Le sujet est vieux. Il a été soulevé plusieurs fois. Aussi bien dans les milieux des dirigeants, des populations que des transporteurs eux-mêmes. Le phénomène gnambros, ces individus qui s’imposent comme entremetteurs entre transporteurs et clients, dérange et constitue une véritable source d’insécurité pour tous. Malheureusement, malgré les belles paroles, il perdure, au vue et au su de tous. Pourtant, sur le terrain, les gnombros (expression malinké qui signifie voici ma main, une manière de quémander une pièce d'argent à un conducteur pour service rendu) qui se font aussi appeler syndicats, sont un véritable cauchemar pour les populations et les transporteurs.

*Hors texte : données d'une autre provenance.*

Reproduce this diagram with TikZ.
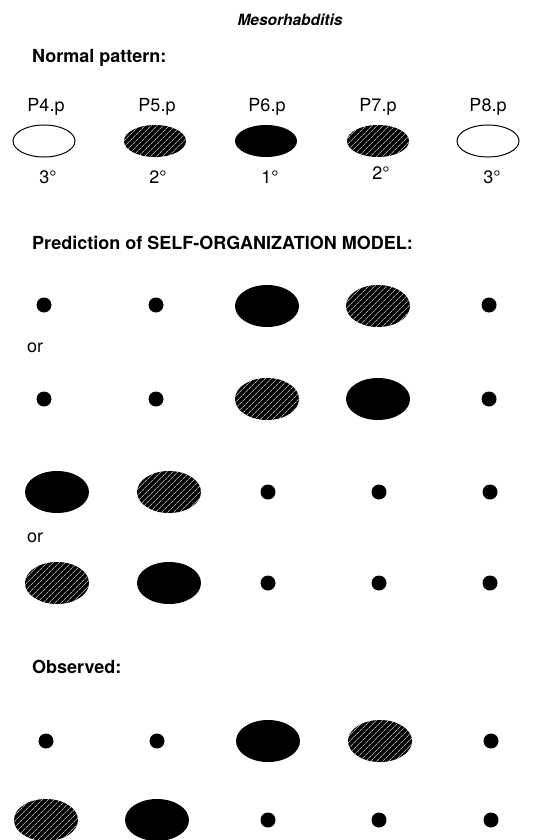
\documentclass[tikz,border=0pt]{standalone}
\usepackage{fontspec}
\setmainfont{TeX Gyre Heros}
\usetikzlibrary{patterns.meta}

\begin{document}
\begin{tikzpicture}[x=1pt, y=-1pt,
    txt/.style={font=\fontsize{18}{21}\selectfont, inner sep=0pt, anchor=base},
    head/.style={font=\fontsize{18}{21}\selectfont\bfseries, inner sep=0pt, anchor=base west},
    hatch/.style={pattern={Lines[angle=45, distance=4pt, line width=0.5pt]}, pattern color=white}]
        \useasboundingbox (0,0) rectangle (557,840);

        % Headings
        \node[txt, font=\fontsize{15.5}{18}\selectfont\bfseries\itshape] (title) at (290,26) {Mesorhabditis};
        \node[head] (normal) at (32,63) {Normal pattern:};
        \node[head] (predict) at (32,249) {Prediction of SELF-ORGANIZATION MODEL:};
        \node[head] (observed) at (32,673) {Observed:};

        % Cell names
        \node[txt] (p4) at (46,112) {P4.p};
        \node[txt] (p5) at (157,112) {P5.p};
        \node[txt] (p6) at (267,112) {P6.p};
        \node[txt] (p7) at (378,112) {P7.p};
        \node[txt] (p8) at (488,112) {P8.p};

        % Normal pattern
        \draw[line width=1pt] (44,141) ellipse (31 and 16);
        \fill (155,141) ellipse (31 and 16);
        \fill[hatch] (155,141) ellipse (31 and 16);
        \fill (266,141) ellipse (31 and 16);
        \fill (378,141) ellipse (31 and 16);
        \fill[hatch] (378,141) ellipse (31 and 16);
        \draw[line width=1pt] (488,141) ellipse (31 and 16);

        % Fates
        \node[txt] (f4) at (48,183) {3°};
        \node[txt] (f5) at (158,183) {2°};
        \node[txt] (f6) at (270,183) {1°};
        \node[txt] (f7) at (381,179) {2°};
        \node[txt] (f8) at (492,183) {3°};

        % Prediction, first pair
        \foreach \x in {44,156,489} \fill (\x,305) circle (7.5);
        \fill (267,306) ellipse (32 and 21);
        \fill (378,306) ellipse (32 and 21);
        \fill[hatch] (378,306) ellipse (32 and 21);
        \node[txt, anchor=base west] (or1) at (27,352) {or};
        \foreach \x in {44,156,489} \fill (\x,399) circle (7.5);
        \fill (267,399) ellipse (32 and 21);
        \fill[hatch] (267,399) ellipse (32 and 21);
        \fill (378,399) ellipse (32 and 21);

        % Prediction, second pair
        \fill (57,492) ellipse (32 and 21);
        \fill (169,492) ellipse (32 and 21);
        \fill[hatch] (169,492) ellipse (32 and 21);
        \foreach \x in {268,379,490} \fill (\x,492) circle (7.5);
        \node[txt, anchor=base west] (or2) at (27,542) {or};
        \fill (57,583) ellipse (32 and 21);
        \fill[hatch] (57,583) ellipse (32 and 21);
        \fill (169,583) ellipse (32 and 21);
        \foreach \x in {268,379,490} \fill (\x,583) circle (7.5);

        % Observed
        \foreach \x in {46,157,491} \fill (\x,741) circle (7.5);
        \fill (268,741) ellipse (32 and 21);
        \fill (380,741) ellipse (32 and 21);
        \fill[hatch] (380,741) ellipse (32 and 21);
        \fill (46,820) ellipse (32 and 21);
        \fill[hatch] (46,820) ellipse (32 and 21);
        \fill (157,820) ellipse (32 and 21);
        \foreach \x in {268,379,491} \fill (\x,820) circle (7.5);
      \end{tikzpicture}
\end{document}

Le cas d’Abobo est très inquiétant. Du rond-point de la mairie de la commune jusqu’au zoo d'Abidjan, très tôt le matin, on retrouve ces individus pratiquement à tous les 100 ou 200 mètres. Les minicars communément appelés gbakas, qui chargent à la mairie, doivent s’acquitter d’un droit à payer à ces soi-disant syndicats. Et gare à celui qui fera de la réticence. La violence qu’ils utilisent pour entrer en possession de « leur due » est effrayante. Ils usent de tous les moyens non-conventionnels : soit on arrache la clé ou on empêche l’ « apprenti gbaka » de monter dans le véhicule soit ils tabassent carrément le chauffeur. Des conducteurs y ont déjà trouvé la mort. En plus de cette taxe illégale, tout au long du trajet, partout où il fera monter un client dans son véhicule, il devra encore payer. Et ce scénario se poursuivra jusqu’à Adjamé. Idem pour les minicars qui choisissent de rallier Adjamé en passant par l’autoroute.

 

Eviter à tous les prix les gnambros

 

La conséquence immédiate de cette situation, est que les gbakas préfèrent éviter tous les arrêts où il y a des gnambros. Du coup, les pauvres populations qui attendent les véhicules de transport à ces endroits précis, passent des heures sans en avoir. Si on ne veut pas être en retard, il faut quelques fois parcourir de longues distances. Malgré ça, on est exposé à une autre situation, celle de se voir contraint de descendre d’un véhicule que les fameux syndicats ont décidé de décharger. Tout simplement parce que l’apprenti gbaka a refusé de payer leur quote-part de 100 F là où il n’a pris qu’un seul client qui paiera 200 F pour la course.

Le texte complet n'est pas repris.